The launch event featured a keynote address by Ohio University professor and IICA Goodwill Ambassador Rattan Lal. Winner of the 2007 Nobel Peace Prize and the 2020 World Food Prize, the scientist spoke about the need for actions that promote soil carbon sequestration.
“The goal is precisely to have living soils, with good crops, and also to have the carbon sequestration, the carbon footprint, for climate change mitigation. So putting the carbon back into the soil is extremely important for this region,” said Lal.
PERFORMANCE AND EXPECTATION
Experiences and results of public policies were presented by Minister Tereza Cristina, who highlighted Brazil’s pioneering role in the development of low carbon emission agriculture, with the use of technologies that will be promoted in the “Solos Vivos Brasil” program.
One of the actions is the Low Carbon Emission Agriculture Plan (ABC Plan). In ten years, Brazilian rural producers have adopted decarbonizing productive models in more than 52 million hectares.
The recovery of degraded pastures, integrated production systems, and direct planting were some of the technologies that favored the advance of sustainable agriculture. In October this year, MAPA announced the ABC+, which foresees the implementation of low carbon emission technologies in more than 72 million hectares of arable land by 2030.
“The transformative potential of low-carbon farming is enormous. And, no doubt, Living Soils will contribute to the expansion of the adoption of these technologies. Together, ABC and Solos Vivos will be showcases for how the technologies improve the income and quality of life of the farmers involved and also sequester carbon in the soil,” said Tereza Cristina.
Another policy is “Águas do Agro”, the National Program for Soil and Water Conservation in Microwatersheds, which aims to promote the recharge of water in aquifers.
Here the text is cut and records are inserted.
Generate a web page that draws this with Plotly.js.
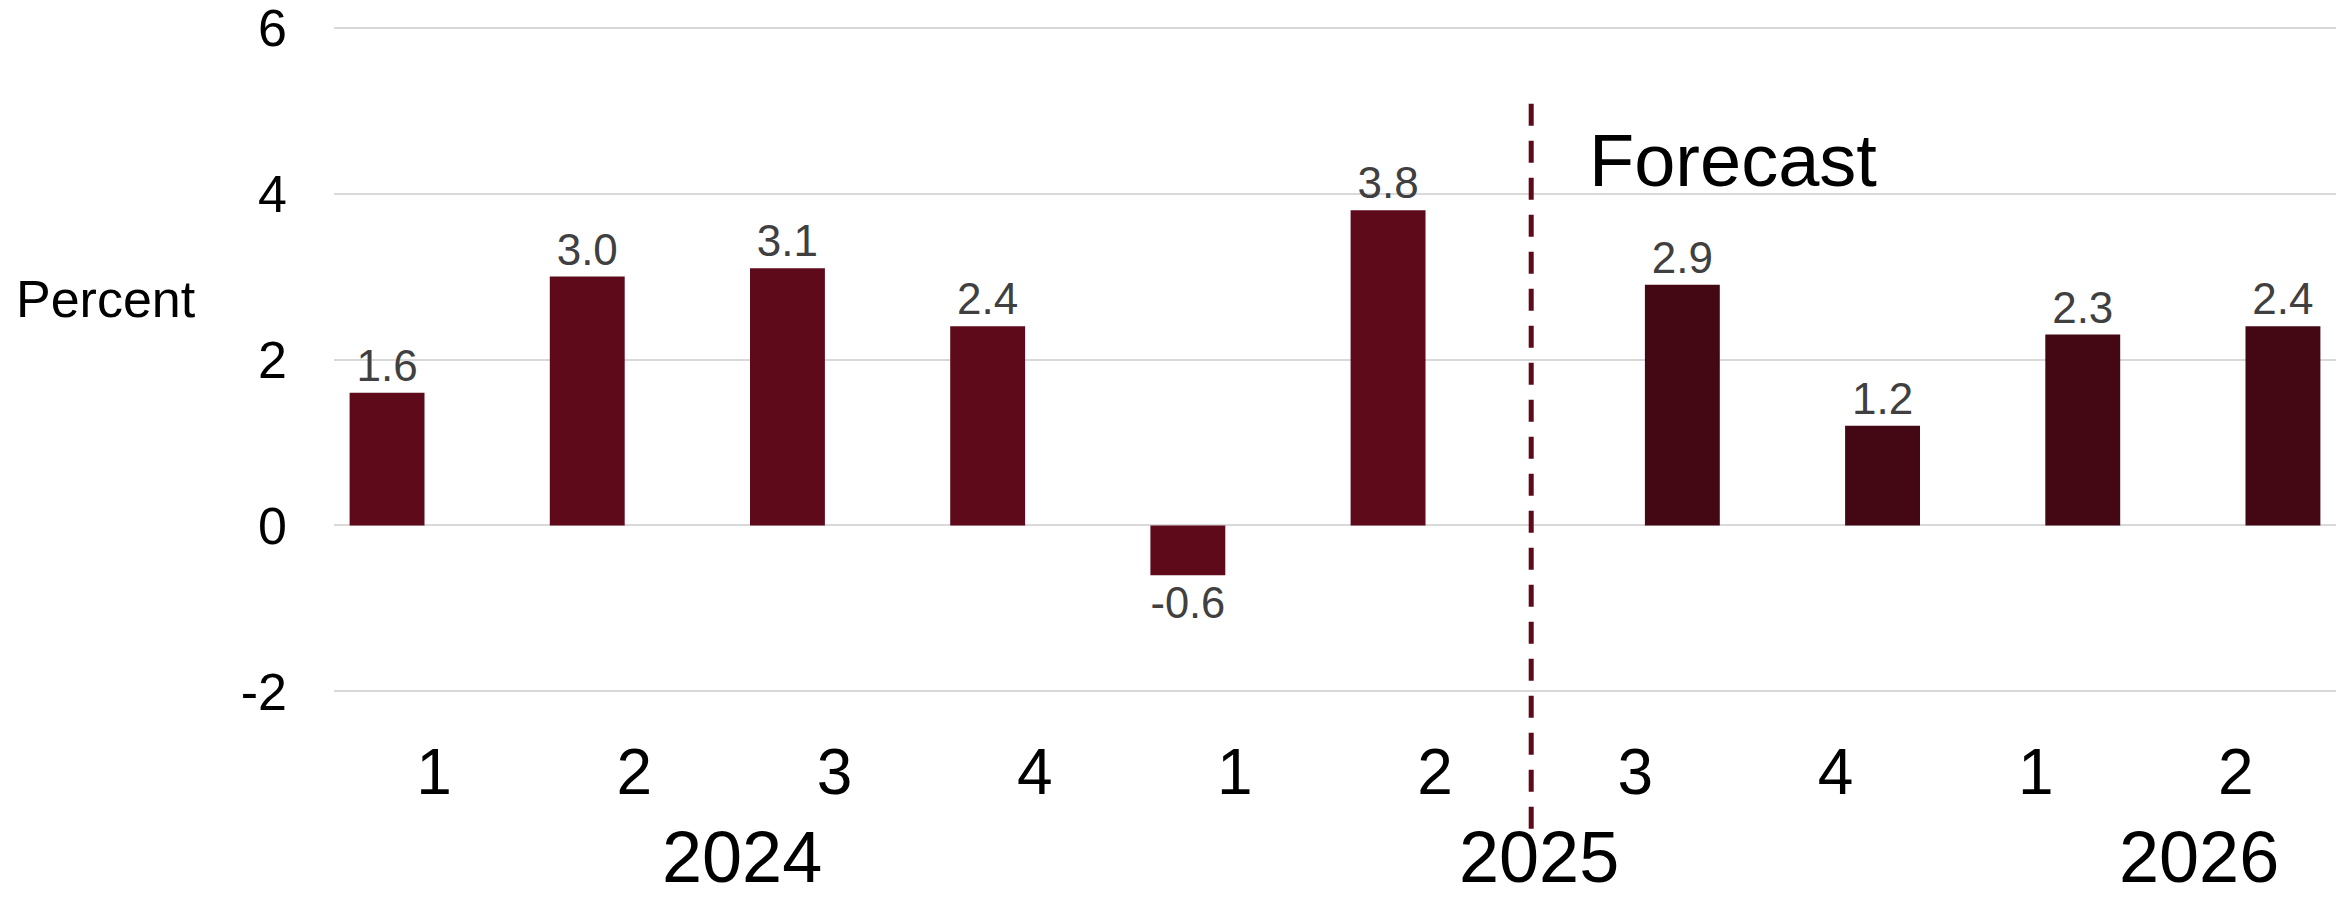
<!DOCTYPE html>
<html>
<head>
<meta charset="utf-8">
<script src="https://cdn.plot.ly/plotly-3.0.1.min.js"></script>
<style>
  html, body { margin: 0; padding: 0; background: #ffffff; }
  #chart { width: 2346px; height: 900px; }
</style>
</head>
<body>
<div id="chart"></div>
<script>
// ---- data ----
const quarters = ['2024 Q1', '2024 Q2', '2024 Q3', '2024 Q4', '2025 Q1', '2025 Q2', '2025 Q3', '2025 Q4', '2026 Q1', '2026 Q2'];
const quarterLabels = ['1', '2', '3', '4', '1', '2', '3', '4', '1', '2'];
const actualValues = [1.6, 3.0, 3.1, 2.4, -0.6, 3.8, null, null, null, null];
const forecastValues = [null, null, null, null, null, null, 2.9, 1.2, 2.3, 2.4];
const years = ['2024', '2025', '2026'];
const yTickValues = [-2, 0, 2, 4, 6];
const yTickLabels = ['-2', '0', '2', '4', '6'];
const yAxisLabel = 'Percent';
const forecastLabel = 'Forecast';

// ---- styles ----
const FONT = 'Liberation Sans, Arial, sans-serif';
const ACTUAL_COLOR = '#5E0A1B';
const FORECAST_COLOR = '#430814';
const LABEL_COLOR = '#404040';
const fmt = v => (v === null ? '' : v.toFixed(1));

const traces = [
  {
    type: 'bar', name: 'Actual', x: quarters, y: actualValues,
    marker: { color: ACTUAL_COLOR, line: { color: 'rgba(0,0,0,0)', width: 20 } },
    text: actualValues.map(fmt), textposition: 'outside', cliponaxis: false,
    textfont: { family: FONT, size: 44, color: LABEL_COLOR },
    hoverinfo: 'x+y'
  },
  {
    type: 'bar', name: 'Forecast', x: quarters, y: forecastValues,
    marker: { color: FORECAST_COLOR, line: { color: 'rgba(0,0,0,0)', width: 20 } },
    text: forecastValues.map(fmt), textposition: 'outside', cliponaxis: false,
    textfont: { family: FONT, size: 44, color: LABEL_COLOR },
    hoverinfo: 'x+y'
  }
];

const yearX = [0.2038, 0.602, 0.9316];
const annotations = [
  { text: yAxisLabel, xref: 'paper', yref: 'paper', x: -0.16, y: 0.59, xanchor: 'left', yanchor: 'middle',
    showarrow: false, font: { family: FONT, size: 52, color: '#000000' } },
  { text: forecastLabel, xref: 'paper', yref: 'paper', x: 0.626, y: 0.798, xanchor: 'left', yanchor: 'middle',
    showarrow: false, font: { family: FONT, size: 74, color: '#000000' } }
].concat(years.map((yr, i) => ({
  text: yr, xref: 'paper', yref: 'paper', x: yearX[i], y: -0.3095, xanchor: 'center', yanchor: 'bottom',
  showarrow: false, font: { family: FONT, size: 72, color: '#000000' }
})));

const layout = {
  width: 2346, height: 900,
  margin: { l: 334, r: 10, t: 26, b: 207 },
  paper_bgcolor: '#ffffff', plot_bgcolor: '#ffffff',
  showlegend: false,
  barmode: 'group', bargap: 0.06, bargroupgap: 0.204,
  font: { family: FONT, color: '#000000' },
  xaxis: {
    type: 'category', range: [-0.5, 9.5],
    tickmode: 'array', tickvals: quarters, ticktext: quarterLabels,
    tickfont: { family: FONT, size: 64, color: '#000000' },
    ticks: '', ticklabelstandoff: 36, ticklabeloverflow: 'allow',
    showgrid: false, zeroline: false, showline: false
  },
  yaxis: {
    range: [-2.02, 6.02], tickmode: 'array', tickvals: yTickValues, ticktext: yTickLabels,
    tickfont: { family: FONT, size: 52, color: '#000000' },
    ticks: '', ticklabelstandoff: 46, ticklabeloverflow: 'allow',
    showgrid: true, gridcolor: '#d9d9d9', gridwidth: 2,
    zeroline: true, zerolinecolor: '#d9d9d9', zerolinewidth: 2,
    showline: false
  },
  shapes: [
    { type: 'line', xref: 'paper', yref: 'paper', x0: 0.598, x1: 0.598, y0: -0.2036, y1: 0.8877,
      line: { color: '#5E0A1B', width: 5, dash: '22px,15px' } }
  ],
  annotations: annotations
};

Plotly.newPlot('chart', traces, layout, { displayModeBar: false, staticPlot: true });
</script>
</body>
</html>
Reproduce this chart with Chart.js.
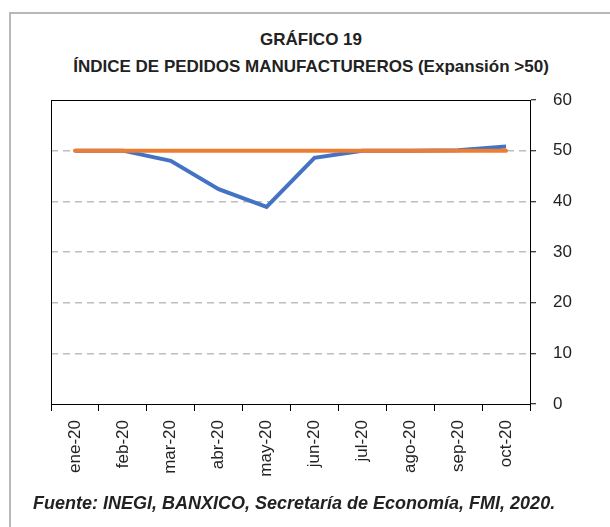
<!DOCTYPE html>
<html>
<head>
<meta charset="utf-8">
<script src="https://cdn.jsdelivr.net/npm/chart.js@4"></script>
<style>
  html, body { margin: 0; padding: 0; background: #fff; }
  body { width: 610px; height: 527px; overflow: hidden; position: relative; font-family: 'Liberation Sans', Arial, sans-serif; }
  #frame { position: absolute; left: 9px; top: 12px; width: 700px; height: 600px; border: 2px solid #b8b8b8; box-sizing: border-box; }
  .title { position: absolute; left: 0; width: 622px; text-align: center; font-weight: bold; font-size: 17px; line-height: 20px; color: #222; }
  #source { position: absolute; left: 33px; top: 493px; font-size: 18px; line-height: 20px; font-weight: bold; font-style: italic; color: #222; white-space: nowrap; }
  #chart { position: absolute; left: 0; top: 0; }
</style>
</head>
<body>
<div id="frame"></div>
<div class="title" style="top:30px">GRÁFICO 19</div>
<div class="title" style="top:57px">ÍNDICE DE PEDIDOS MANUFACTUREROS (Expansión &gt;50)</div>
<canvas id="chart" width="610" height="527"></canvas>
<div id="source">Fuente: INEGI, BANXICO, Secretaría de Economía, FMI, 2020.</div>
<script>
const months = ['ene-20', 'feb-20', 'mar-20', 'abr-20', 'may-20', 'jun-20', 'jul-20', 'ago-20', 'sep-20', 'oct-20'];
const pedidos = [50.0, 50.0, 48.0, 42.4, 38.9, 48.6, 50.0, 50.0, 50.1, 50.8];
const umbral = [50, 50, 50, 50, 50, 50, 50, 50, 50, 50];
const yTicks = [0, 10, 20, 30, 40, 50, 60];

Chart.defaults.font.family = "'Liberation Sans', Arial, sans-serif";
Chart.defaults.color = '#222';

const ctx = document.getElementById('chart');

new Chart(ctx, {
  type: 'line',
  data: {
    labels: months,
    datasets: [
      {
        label: 'Índice de pedidos',
        data: pedidos,
        borderColor: '#4472C4',
        backgroundColor: '#4472C4',
        borderWidth: 4,
        pointRadius: 0,
        order: 1,
      },
      {
        label: 'Umbral 50',
        data: umbral,
        borderColor: '#ED7D31',
        backgroundColor: '#ED7D31',
        borderWidth: 4,
        borderCapStyle: 'round',
        pointRadius: 0,
        order: 0,
      },
    ],
  },
  options: {
    responsive: false,
    devicePixelRatio: 1,
    animation: false,
    layout: { padding: { left: 51, top: 100, right: 0, bottom: 0 } },
    plugins: { legend: { display: false }, tooltip: { enabled: false } },
    scales: {
      x: {
        type: 'category',
        position: 'bottom',
        offset: true,
        grid: { offset: true, drawOnChartArea: false, tickLength: 7, tickColor: '#000' },
        border: { color: '#000', width: 1 },
        ticks: { minRotation: 90, maxRotation: 90, autoSkip: false, padding: 9, font: { size: 17 }, color: '#222' },
        afterFit: scale => { scale.height = 123; },
      },
      // top frame line of the plot
      x2: {
        type: 'category',
        position: 'top',
        display: true,
        grid: { drawOnChartArea: false, drawTicks: false },
        border: { color: '#000', width: 1 },
        ticks: { display: false },
      },
      y: {
        position: 'right',
        min: 0,
        max: 60,
        afterBuildTicks: scale => { scale.ticks = yTicks.map(v => ({ value: v })); },
        grid: {
          color: c => (c.tick && (c.tick.value === 0 || c.tick.value === 60)) ? 'rgba(0,0,0,0)' : '#bdbdbd',
          lineWidth: 1.5,
          tickLength: 6,
          tickColor: '#000',
          tickWidth: 1,
          tickBorderDash: [],
        },
        border: { color: '#000', width: 1, dash: [7, 5] },
        ticks: { padding: 17, font: { size: 17 }, color: '#222' },
        afterFit: scale => { scale.width = 80; },
      },
      // left frame line of the plot
      y2: {
        position: 'left',
        display: true,
        grid: { drawOnChartArea: false, drawTicks: false },
        border: { color: '#000', width: 1 },
        ticks: { display: false },
      },
    },
  },
});
</script>
</body>
</html>
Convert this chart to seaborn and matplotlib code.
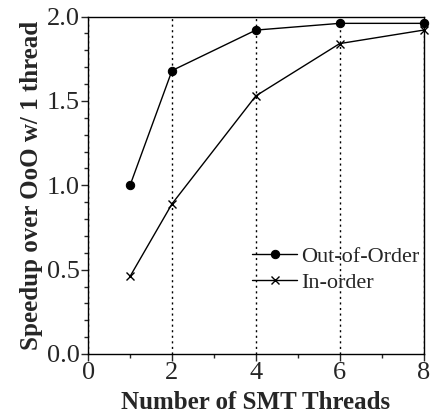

There is also “Pronasolos”, the first public policy for knowledge, use and conservation of soil as a national strategy, which gathers information from dozens of institutions about the Brazilian soils, with unique maps of water availability and of the regions most susceptible to erosion.
“This platform needs to be fed. And two essential assets that need to be reflected in it are carbon and water. The Living Soils program, together with Pronasolos, can be one of the showcases to demonstrate that, besides producing food, fibers, and bioenergy, the Brazilian rural producer can sequester carbon on his properties and also store and produce water,” said the minister.
Led by IICA and Ohio State University’s Center for Carbon Management and Sequestration (C-MASC), the Living Soils of the Americas program is an international initiative that acts as a bridge between science, within the framework of public policy, and development work in restoring soil health in the Americas.
IICA and C-MASC support partners on issues such as policy formulation, land management practices, and incentives to transform agricultural systems into ecosystems that store more carbon in soils, paving the way for the implementation of better management methods and the development of public policies and regulations aimed at restoring soil health and quality.